Disentangling centrality bias and final-state effects in the production of high-$p_T$ $\pi^0$ using direct $\gamma$ in $d$$+$Au collisions at $\sqrt{s_{_{NN}}}=200$ GeV

PHENIX presents a simultaneous measurement of the production of direct $\gamma$ and $\pi^0$ in $d$$+$Au collisions at $\sqrt{s_{_{NN}}}=200$ GeV over a $p_T$ range of 7.5 to 18 GeV/$c$ for different event samples selected by event activity, i.e. charged-particle multiplicity detected at forward rapidity. Direct-photon yields are used to empirically estimate the contribution of hard-scattering processes in the different event samples. Using this estimate, the average nuclear-modification factor $R_{d\rm Au,EXP}^{\gamma^{\rm dir}}$ is $0.925{\pm}0.023({\rm stat}){\pm}0.15^{\rm (scale)}$, consistent with unity for minimum-bias (MB) $d$$+$Au events.

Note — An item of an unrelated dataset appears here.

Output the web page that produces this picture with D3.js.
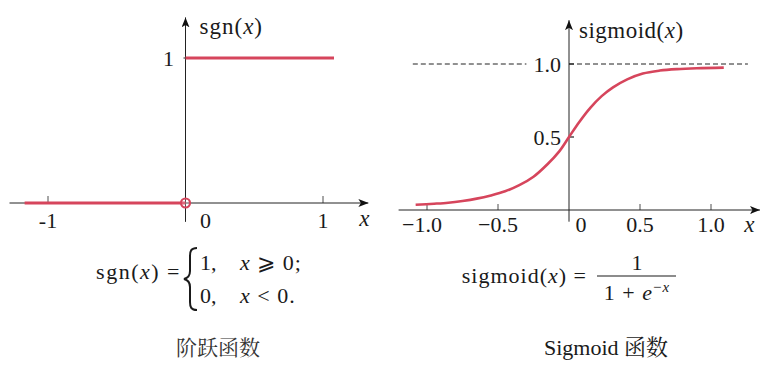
<!DOCTYPE html>
<html><head><meta charset="utf-8">
<script src="https://cdn.jsdelivr.net/npm/d3@7/dist/d3.min.js"></script>
</head>
<body style="margin:0;padding:0;background:#fff;">
<svg id="chart" width="767" height="366" font-family="Liberation Serif, DejaVu Serif, serif" fill="#1a1a1a"></svg>
<script>
// ---- data ----
const sgnTicks = [-1, 0, 1];
const sgnTickLabels = ["-1", "0", "1"];
const sgnYTicks = [1];
const sgnYTickLabels = ["1"];
const sgnLowerX = [-1.17, 0];
const sgnLowerY = [0, 0];
const sgnUpperX = [0, 1.08];
const sgnUpperY = [1, 1];

const sigX = [-1.08, -0.95, -0.85, -0.75, -0.65, -0.55, -0.45, -0.35, -0.25, -0.15, -0.07, 0, 0.07, 0.15, 0.23, 0.31, 0.41, 0.52, 0.64, 0.76, 0.90, 1.09];
const sigY = [0.036, 0.043, 0.050, 0.062, 0.078, 0.100, 0.128, 0.170, 0.228, 0.315, 0.40, 0.50, 0.60, 0.70, 0.78, 0.84, 0.895, 0.935, 0.955, 0.965, 0.971, 0.975];
const sigTicks = [-1, -0.5, 0, 0.5, 1];
const sigTickLabels = ["\u22121.0", "\u22120.5", "0", "0.5", "1.0"];
const sigYTicks = [0.5, 1.0];
const sigYTickLabels = ["0.5", "1.0"];

const RED = "#d6455c";
const CJK = "Noto Serif CJK SC, Noto Sans CJK SC, sans-serif";
const svg = d3.select("#chart");
svg.append("rect").attr("width", 767).attr("height", 366).attr("fill", "#fff");

const defs = svg.append("defs");
defs.append("marker").attr("id", "arr").attr("viewBox", "0 0 10 8")
  .attr("refX", 10).attr("refY", 4).attr("markerWidth", 10).attr("markerHeight", 8)
  .attr("markerUnits", "userSpaceOnUse").attr("orient", "auto")
  .append("path").attr("d", "M0,0 L10,4 L0,8 L2.5,4 Z").attr("fill", "#111");

// ================= LEFT: step function =================
const xL = d3.scaleLinear().domain([-1, 1]).range([48, 323]);
const yL = d3.scaleLinear().domain([0, 1]).range([203, 58]);
const gL = svg.append("g");

gL.append("line").attr("x1", xL(-1.28)).attr("x2", xL(1.33))
  .attr("y1", yL(0)).attr("y2", yL(0)).attr("stroke", "#222").attr("stroke-width", 1)
  .attr("marker-end", "url(#arr)");
gL.append("line").attr("x1", xL(0)).attr("x2", xL(0))
  .attr("y1", yL(-0.13)).attr("y2", yL(1.28)).attr("stroke", "#222").attr("stroke-width", 1)
  .attr("marker-end", "url(#arr)");

gL.selectAll(".xt").data(sgnTicks.filter(d => d !== 0)).join("line")
  .attr("x1", d => xL(d)).attr("x2", d => xL(d))
  .attr("y1", yL(0)).attr("y2", yL(0) - 7).attr("stroke", "#222").attr("stroke-width", 0.8);
gL.selectAll(".xl").data(sgnTicks).join("text")
  .attr("x", (d) => xL(d) + (d === 0 ? 20 : 0)).attr("y", yL(0) + 25)
  .attr("text-anchor", "middle").attr("font-size", 22)
  .text((d, i) => sgnTickLabels[i]);
gL.append("text").attr("x", xL(1.3)).attr("y", yL(0) + 23)
  .attr("font-size", 23).attr("font-style", "italic").attr("text-anchor", "middle").text("x");

gL.selectAll(".yl").data(sgnYTicks).join("text")
  .attr("x", xL(0) - 17).attr("y", d => yL(d) + 8)
  .attr("text-anchor", "middle").attr("font-size", 22)
  .text((d, i) => sgnYTickLabels[i]);
gL.selectAll(".yt").data(sgnYTicks).join("line")
  .attr("x1", xL(0) - 2).attr("x2", xL(0) + 2)
  .attr("y1", d => yL(d)).attr("y2", d => yL(d)).attr("stroke", "#222");

const tL = gL.append("text").attr("x", xL(0) + 14).attr("y", 34).attr("font-size", 23).attr("letter-spacing", 1);
tL.append("tspan").text("sgn(");
tL.append("tspan").attr("font-style", "italic").text("x");
tL.append("tspan").text(")");

const lineL = d3.line().x(d => xL(d[0])).y(d => yL(d[1]));
gL.append("path").datum(sgnLowerX.map((x, i) => [x, sgnLowerY[i]]))
  .attr("d", lineL).attr("fill", "none").attr("stroke", RED).attr("stroke-width", 3.2);
gL.append("path").datum(sgnUpperX.map((x, i) => [x, sgnUpperY[i]]))
  .attr("d", lineL).attr("fill", "none").attr("stroke", RED).attr("stroke-width", 3.2);
gL.append("circle").attr("cx", xL(0)).attr("cy", yL(0)).attr("r", 4.5)
  .attr("fill", "#fff").attr("fill-opacity", 0.2).attr("stroke", RED).attr("stroke-width", 2.2);

// ================= RIGHT: sigmoid =================
const xR = d3.scaleLinear().domain([-1, 1]).range([427, 711]);
const yR = d3.scaleLinear().domain([0, 1]).range([210, 64]);
const gR = svg.append("g");

gR.append("line").attr("x1", xR(-1.1)).attr("x2", xR(-0.3))
  .attr("y1", yR(1)).attr("y2", yR(1)).attr("stroke", "#222").attr("stroke-width", 1)
  .attr("stroke-dasharray", "5,3");
gR.append("line").attr("x1", xR(0)).attr("x2", xR(1.26))
  .attr("y1", yR(1)).attr("y2", yR(1)).attr("stroke", "#222").attr("stroke-width", 1)
  .attr("stroke-dasharray", "5,3");

gR.append("line").attr("x1", xR(-1.2)).attr("x2", xR(1.345))
  .attr("y1", yR(0)).attr("y2", yR(0)).attr("stroke", "#222").attr("stroke-width", 1)
  .attr("marker-end", "url(#arr)");
gR.append("line").attr("x1", xR(0)).attr("x2", xR(0))
  .attr("y1", yR(-0.08)).attr("y2", yR(1.3)).attr("stroke", "#222").attr("stroke-width", 1)
  .attr("marker-end", "url(#arr)");

gR.selectAll(".xt").data(sigTicks.filter(d => d !== 0)).join("line")
  .attr("x1", d => xR(d)).attr("x2", d => xR(d))
  .attr("y1", yR(0)).attr("y2", yR(0) - 6).attr("stroke", "#222").attr("stroke-width", 0.8);
gR.selectAll(".xl").data(sigTicks).join("text")
  .attr("x", d => xR(d) + (d === 0 ? 12 : d === -1 ? -5 : 0)).attr("y", yR(0) + 22)
  .attr("text-anchor", "middle").attr("font-size", 22)
  .text((d, i) => sigTickLabels[i]);
gR.append("text").attr("x", xR(1.27)).attr("y", yR(0) + 22)
  .attr("font-size", 23).attr("font-style", "italic").attr("text-anchor", "middle").text("x");

gR.selectAll(".yt").data(sigYTicks).join("line")
  .attr("x1", xR(0)).attr("x2", xR(0) + 5)
  .attr("y1", d => yR(d)).attr("y2", d => yR(d)).attr("stroke", "#222").attr("stroke-width", 1.2);
gR.selectAll(".yl").data(sigYTicks).join("text")
  .attr("x", xR(0) - 8).attr("y", d => yR(d) + 8)
  .attr("text-anchor", "end").attr("font-size", 22)
  .text((d, i) => sigYTickLabels[i]);

const tR = gR.append("text").attr("x", xR(0) + 10).attr("y", 38).attr("font-size", 23).attr("letter-spacing", 0.5);
tR.append("tspan").text("sigmoid(");
tR.append("tspan").attr("font-style", "italic").text("x");
tR.append("tspan").text(")");

const lineR = d3.line().x(d => xR(d[0])).y(d => yR(d[1])).curve(d3.curveCatmullRom);
gR.append("path").datum(sigX.map((x, i) => [x, sigY[i]]))
  .attr("d", lineR).attr("fill", "none").attr("stroke", RED).attr("stroke-width", 2.6);

// ================= formulas & captions =================
const f1 = svg.append("text").attr("x", 181).attr("y", 279).attr("font-size", 22)
  .attr("text-anchor", "end").attr("letter-spacing", 1.5);
f1.append("tspan").text("sgn(");
f1.append("tspan").attr("font-style", "italic").text("x");
f1.append("tspan").text(") =");
svg.append("path")
  .attr("d", "M197,248 C191,248 190,251 190,256 L190,271 C190,275 188,278 184,279 C188,280 190,283 190,287 L190,302 C190,307 191,310 197,310")
  .attr("fill", "none").attr("stroke", "#1a1a1a").attr("stroke-width", 2);
svg.append("text").attr("x", 200).attr("y", 270).attr("font-size", 22).text("1,");
svg.append("text").attr("x", 200).attr("y", 303).attr("font-size", 22).text("0,");
const r1 = svg.append("text").attr("x", 240).attr("y", 270).attr("font-size", 22).attr("letter-spacing", 1);
r1.append("tspan").attr("font-style", "italic").text("x");
r1.append("tspan").text(" \u2A7E 0;");
const r2 = svg.append("text").attr("x", 240).attr("y", 303).attr("font-size", 22).attr("letter-spacing", 1);
r2.append("tspan").attr("font-style", "italic").text("x");
r2.append("tspan").text(" < 0.");

svg.append("text").attr("font-family", CJK).attr("fill", "#333").attr("x", 218).attr("y", 355)
  .attr("text-anchor", "middle").attr("font-size", 21).text("阶跃函数");

const f2 = svg.append("text").attr("x", 587).attr("y", 283).attr("font-size", 22)
  .attr("text-anchor", "end").attr("letter-spacing", 1);
f2.append("tspan").text("sigmoid(");
f2.append("tspan").attr("font-style", "italic").text("x");
f2.append("tspan").text(") =");
svg.append("text").attr("x", 637).attr("y", 270).attr("text-anchor", "middle").attr("font-size", 22).text("1");
svg.append("line").attr("x1", 597).attr("x2", 676).attr("y1", 276).attr("y2", 276)
  .attr("stroke", "#1a1a1a").attr("stroke-width", 1.2);
const den = svg.append("text").attr("x", 637).attr("y", 300).attr("font-size", 22)
  .attr("text-anchor", "middle").attr("letter-spacing", 1);
den.append("tspan").text("1 + ");
den.append("tspan").attr("font-style", "italic").text("e");
den.append("tspan").attr("font-size", 15).attr("dy", -8).text("\u2212");
den.append("tspan").attr("font-size", 15).attr("font-style", "italic").text("x");

const c2 = svg.append("text").attr("x", 606).attr("y", 355).attr("text-anchor", "middle").attr("font-size", 22);
c2.append("tspan").text("Sigmoid ");
c2.append("tspan").attr("font-family", CJK).text("函数");
</script>
</body></html>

For event classes with moderate event activity, $R_{d\rm Au,EXP}^{\gamma^{\rm dir}}$ is consistent with the MB value within 5\% uncertainty. These results confirm that the previously observed enhancement of high-$p_T$ $\pi^0$ production found in small-system collisions with low event activity is a result of a bias in interpreting event activity within the Glauber framework. In contrast, for the top 5\% of events with the highest event activity, $R_{d\rm Au,EXP}^{\gamma^{\rm dir}}$ is suppressed by 20\% relative to the MB value with a significance of $4.5\sigma$, which may be due to final-state effects.